There is a strict technology policy in Mitchell and Robyn's home - no devices allowed in bedrooms and strict times are enforced as to when they can be used.
There is a strict technology policy in Mitchell and Robyn's home - no devices allowed in bedrooms and strict times are enforced as to when they can be used.

He says parents are often at the end of their tether grappling with these issues but he says he has five basic rules of thumb:

• Have open communication with your child about the goods things and negative things they do online

• Empower your child through education to protect themselves online

• It is not technical knowledge, it is the maturity to know how to behave online

• Balance safety settings and internet access

• Keep up to date.

 

Parenting coach Allen O'Donoghue agrees that communication is the key and that technology is as big an issue as talking to kids about sex or drugs. O'Donoghue, whose company helpme2parent.ie runs parenting courses says parents need to show example themselves.

"Children see what their parents do and want to replicate that behaviour. How can you talk about boundaries if you are spending tonnes of time on your phone interacting with people?" he asks. 

Siobhan O'Neill White with her son Mitchell (13)
Siobhan O'Neill White with her son Mitchell (13)

O'Donoghue believes that there is no reason for a primary school child to have a mobile phone. For a secondary school child, he says parents need to be aware that if they have unlimited access to the internet and social media, they are going to access information they can’t process.

However, he says the flip-side is children need to grow and they need the freedom to discover things by themselves and if parents are monitoring 24/7, there is no opportunity for this. He says parents do grapple with the question of invading their child's privacy on the one hand and keeping them safe on the other.

He suggests talking to them about the boundaries you put in place and the reasons they are there in the first place. "Tell them there are things online they are not ready to see and if they’re online explain that everything they see isn’t necessarily true.

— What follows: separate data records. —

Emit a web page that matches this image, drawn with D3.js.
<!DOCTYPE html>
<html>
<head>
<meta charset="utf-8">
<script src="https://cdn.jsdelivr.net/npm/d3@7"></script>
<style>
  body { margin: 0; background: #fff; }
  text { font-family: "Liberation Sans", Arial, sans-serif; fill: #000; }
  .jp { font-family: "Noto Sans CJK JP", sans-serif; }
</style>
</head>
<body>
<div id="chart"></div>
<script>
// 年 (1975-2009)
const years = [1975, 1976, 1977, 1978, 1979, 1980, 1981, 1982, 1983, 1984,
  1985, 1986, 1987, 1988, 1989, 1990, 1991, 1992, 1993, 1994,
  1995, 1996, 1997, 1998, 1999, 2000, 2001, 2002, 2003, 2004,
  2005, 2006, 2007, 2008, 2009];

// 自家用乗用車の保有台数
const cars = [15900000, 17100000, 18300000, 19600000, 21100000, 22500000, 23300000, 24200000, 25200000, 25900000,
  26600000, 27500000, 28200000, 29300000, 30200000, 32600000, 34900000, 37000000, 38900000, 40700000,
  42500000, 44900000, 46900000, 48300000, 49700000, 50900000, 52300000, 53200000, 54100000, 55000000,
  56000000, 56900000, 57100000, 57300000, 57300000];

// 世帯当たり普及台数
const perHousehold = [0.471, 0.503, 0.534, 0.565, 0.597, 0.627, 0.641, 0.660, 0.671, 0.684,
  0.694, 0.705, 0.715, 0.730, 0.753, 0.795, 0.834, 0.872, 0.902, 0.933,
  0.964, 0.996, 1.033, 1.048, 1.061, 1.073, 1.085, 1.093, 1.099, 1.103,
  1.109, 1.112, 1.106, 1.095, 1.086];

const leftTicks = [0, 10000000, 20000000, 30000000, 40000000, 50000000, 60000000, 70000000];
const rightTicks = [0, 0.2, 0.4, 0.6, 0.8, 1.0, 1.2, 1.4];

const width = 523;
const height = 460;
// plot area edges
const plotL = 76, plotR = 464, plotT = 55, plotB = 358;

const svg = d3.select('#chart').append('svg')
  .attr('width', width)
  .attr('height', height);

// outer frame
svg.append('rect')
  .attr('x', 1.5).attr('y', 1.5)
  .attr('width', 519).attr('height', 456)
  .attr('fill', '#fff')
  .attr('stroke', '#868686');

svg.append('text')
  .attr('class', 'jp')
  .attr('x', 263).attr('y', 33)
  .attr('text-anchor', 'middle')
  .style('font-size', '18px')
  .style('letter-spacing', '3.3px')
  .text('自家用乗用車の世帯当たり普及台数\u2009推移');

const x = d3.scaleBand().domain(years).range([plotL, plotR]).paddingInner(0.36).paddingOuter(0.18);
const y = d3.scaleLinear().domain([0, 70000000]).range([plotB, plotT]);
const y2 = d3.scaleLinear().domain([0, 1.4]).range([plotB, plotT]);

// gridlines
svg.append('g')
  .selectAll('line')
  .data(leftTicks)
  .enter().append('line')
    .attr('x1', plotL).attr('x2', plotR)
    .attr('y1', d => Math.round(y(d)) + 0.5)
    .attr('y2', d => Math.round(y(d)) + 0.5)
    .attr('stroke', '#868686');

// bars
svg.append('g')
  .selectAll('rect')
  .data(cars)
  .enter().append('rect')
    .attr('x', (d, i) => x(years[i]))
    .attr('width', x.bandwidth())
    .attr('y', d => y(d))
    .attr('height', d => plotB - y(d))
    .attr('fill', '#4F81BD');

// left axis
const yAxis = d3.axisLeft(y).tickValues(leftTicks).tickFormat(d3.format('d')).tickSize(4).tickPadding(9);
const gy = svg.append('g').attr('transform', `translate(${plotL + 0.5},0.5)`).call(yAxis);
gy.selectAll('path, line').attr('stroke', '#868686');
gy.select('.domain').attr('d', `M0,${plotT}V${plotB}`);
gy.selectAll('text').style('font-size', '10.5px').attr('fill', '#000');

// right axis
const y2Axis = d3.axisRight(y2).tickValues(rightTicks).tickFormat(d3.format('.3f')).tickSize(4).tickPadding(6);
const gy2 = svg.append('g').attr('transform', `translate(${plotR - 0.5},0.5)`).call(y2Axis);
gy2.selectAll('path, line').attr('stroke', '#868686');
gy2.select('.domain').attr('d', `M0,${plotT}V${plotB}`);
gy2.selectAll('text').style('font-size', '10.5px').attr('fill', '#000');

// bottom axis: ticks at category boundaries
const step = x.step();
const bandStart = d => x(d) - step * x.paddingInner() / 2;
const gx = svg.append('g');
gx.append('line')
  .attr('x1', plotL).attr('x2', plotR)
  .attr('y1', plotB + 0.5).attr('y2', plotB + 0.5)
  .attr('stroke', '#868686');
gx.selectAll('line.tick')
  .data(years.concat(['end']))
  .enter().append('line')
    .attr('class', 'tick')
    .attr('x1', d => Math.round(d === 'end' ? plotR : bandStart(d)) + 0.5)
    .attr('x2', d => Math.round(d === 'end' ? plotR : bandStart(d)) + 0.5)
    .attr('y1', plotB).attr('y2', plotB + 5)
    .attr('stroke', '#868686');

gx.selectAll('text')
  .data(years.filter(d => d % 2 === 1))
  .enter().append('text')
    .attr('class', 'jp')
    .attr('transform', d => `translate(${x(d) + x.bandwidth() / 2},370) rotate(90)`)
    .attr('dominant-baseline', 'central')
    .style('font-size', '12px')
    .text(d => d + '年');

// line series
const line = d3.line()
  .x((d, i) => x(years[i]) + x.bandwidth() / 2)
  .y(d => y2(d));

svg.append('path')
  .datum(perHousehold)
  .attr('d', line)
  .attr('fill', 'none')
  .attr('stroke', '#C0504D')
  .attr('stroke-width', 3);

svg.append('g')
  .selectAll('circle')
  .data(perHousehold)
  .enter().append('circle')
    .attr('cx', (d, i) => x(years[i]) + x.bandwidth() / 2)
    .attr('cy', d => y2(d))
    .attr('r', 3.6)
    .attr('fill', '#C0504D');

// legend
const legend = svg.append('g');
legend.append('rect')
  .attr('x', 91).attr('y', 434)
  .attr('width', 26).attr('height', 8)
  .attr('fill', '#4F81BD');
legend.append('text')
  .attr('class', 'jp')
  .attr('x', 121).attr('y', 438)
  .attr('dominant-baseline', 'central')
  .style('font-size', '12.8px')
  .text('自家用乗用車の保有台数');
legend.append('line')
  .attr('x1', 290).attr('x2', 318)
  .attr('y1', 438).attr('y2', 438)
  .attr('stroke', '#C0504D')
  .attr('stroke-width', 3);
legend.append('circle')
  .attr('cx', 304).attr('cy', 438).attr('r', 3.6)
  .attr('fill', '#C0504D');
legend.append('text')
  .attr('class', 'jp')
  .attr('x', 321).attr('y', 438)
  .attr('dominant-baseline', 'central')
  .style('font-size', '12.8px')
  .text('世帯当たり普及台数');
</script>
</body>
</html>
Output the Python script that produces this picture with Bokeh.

It's all about having these discussions — it may be embarrassing — but as a parent it’s your responsibility," says O’Donoghue.

According to Galway-based internet safety expert Jeremy Padgen, parents should simply keep their kids away from smartphones for as long as possible.

Pagden — whose company schoolswebsites.ie designs web technology for schools and provides safety advice on technology and cyber bullying for parents, schools and teachers — says he's having to address the phenomenon of the naked selfie in classrooms.

"If a kid has sent one of these selfies, it’s because they have been asked to send it. When I’m talking to children, I tell them that if someone asks you for one of these, it’s not because they like you or love you. I make the point that it’s because they have no respect for you. I tell them the one thing they can control is their self-respect and you can see that they really take this on board," he says.

His advice to parents is get savvy about the issues; if they’re not get help.

"It’s too young for anyone under the age of 13 to have a smartphone. Don’t give them unlimited access to the internet. Make sure that devices are password protected and you have the password and never ever let phones into the bedroom".

"I know one mother who had a deal with her children that if they ever cleared the search history on their browser, they lost the device. The key is to set the ground rules early — make the rules into habits. By the time they get to 13 they won’t think of them as rules anymore," says Pagden.